I spent two and one half hours at the gym six nights a week – no days off. That included a 15 minute warm up, one hour pumping iron, 15 minutes of stretching, and one hour on the cardio vascular machines (which I dubbed the “torture contraptions”).
And I hated Every Second of It!
Gilbert writes of the brutally slow passage of minutes. For me, I was agonizing through the brutally slow passage of seconds! I would keep checking the counter . . . Oh, how slowly those seconds passed!
If the number 108 is considered auspicious because it is a “perfect three digit mulitple of three, its components adding up to nine, which is three threes,” what on earth does the number 3,600 – or 60 seconds times 60 minutes – signify?
There were picture windows in front of the bank of torture contraptions overlooking a bustling street in Kowloon’s Tsim Sha Tsui district.
I remember looking longingly at the McDonald’s, the KFC, the Pizza Hut, the Thai restaurant, and the Chinese fast food outlet that were just a few seconds away from me and thinking, “Why am I doing this to myself? I could be eating right now!”
Writes Clementre Blach (location unknown): Very interesting stuff. I’ve been learning more about meditation and hypnosis lately. Both seem like great methods of enlightenment and personal development. 18 November 2010 (via Comment Box)
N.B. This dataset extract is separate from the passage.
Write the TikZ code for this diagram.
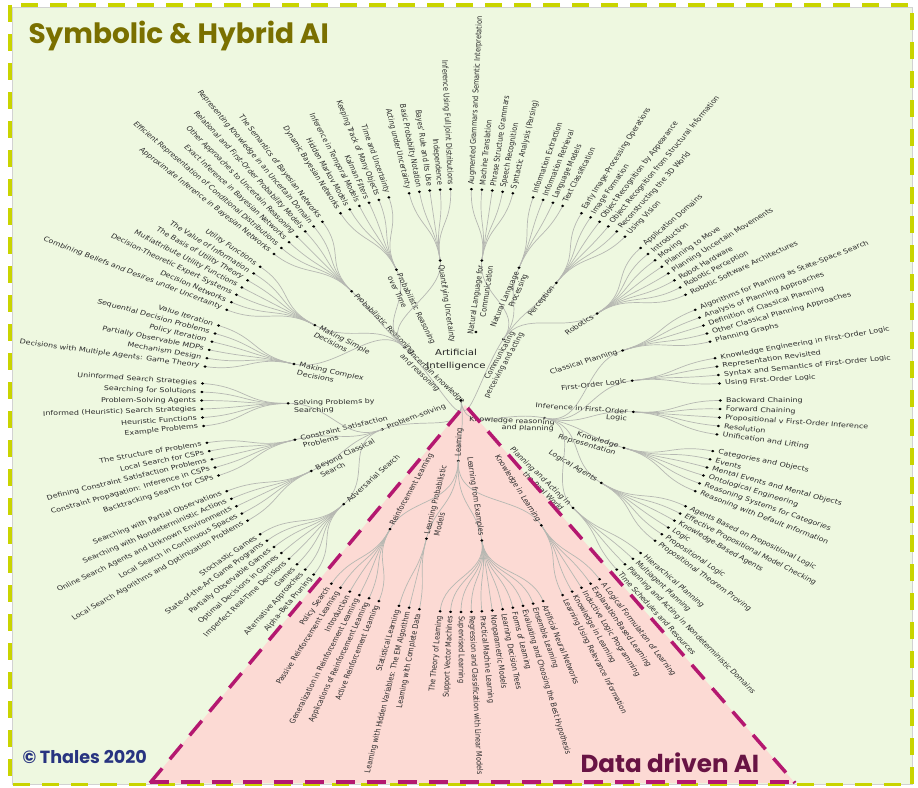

E. of Kapa’a, Hawai’i, writes Here’s my take on meditation having tried to listen to other people on how to meditate. First of all, don’t try to meditate at all! Second, don’t count the clock. I actually put together a little mix on my iPod that has ocean waves with some sort of subliminal system that helps put your mind in the right place to meditate. I cranked the volume up on the waves and lowered the volume on the subliminal part. I didn’t like the music they used to cover up the subliminal part. I figured my mind would hear the subliminal messages regardless of the volume. Then I just find a moment either late at night when it is quiet or outside in my yard where I can just focus on the plants, birds, etc. I just let my mind relax and don’t try to do anything. Believe it or not, it seems to work wonders for me. Chances are you can do the same you just haven’t tried to not meditate. Let me know if you have any success. BTW, my best friend is from southern India. She makes the best tasting food in the world! 21 July 2010
Accidental Travel Writer Responds I found the same thing with cardio-vascular . . . by putting a towel over the timer, it seemed to reduce the stress levels associated with watching the seconds pass so slowly. But I haven’t tried meditation in years … This is all making me think that I should give it a try!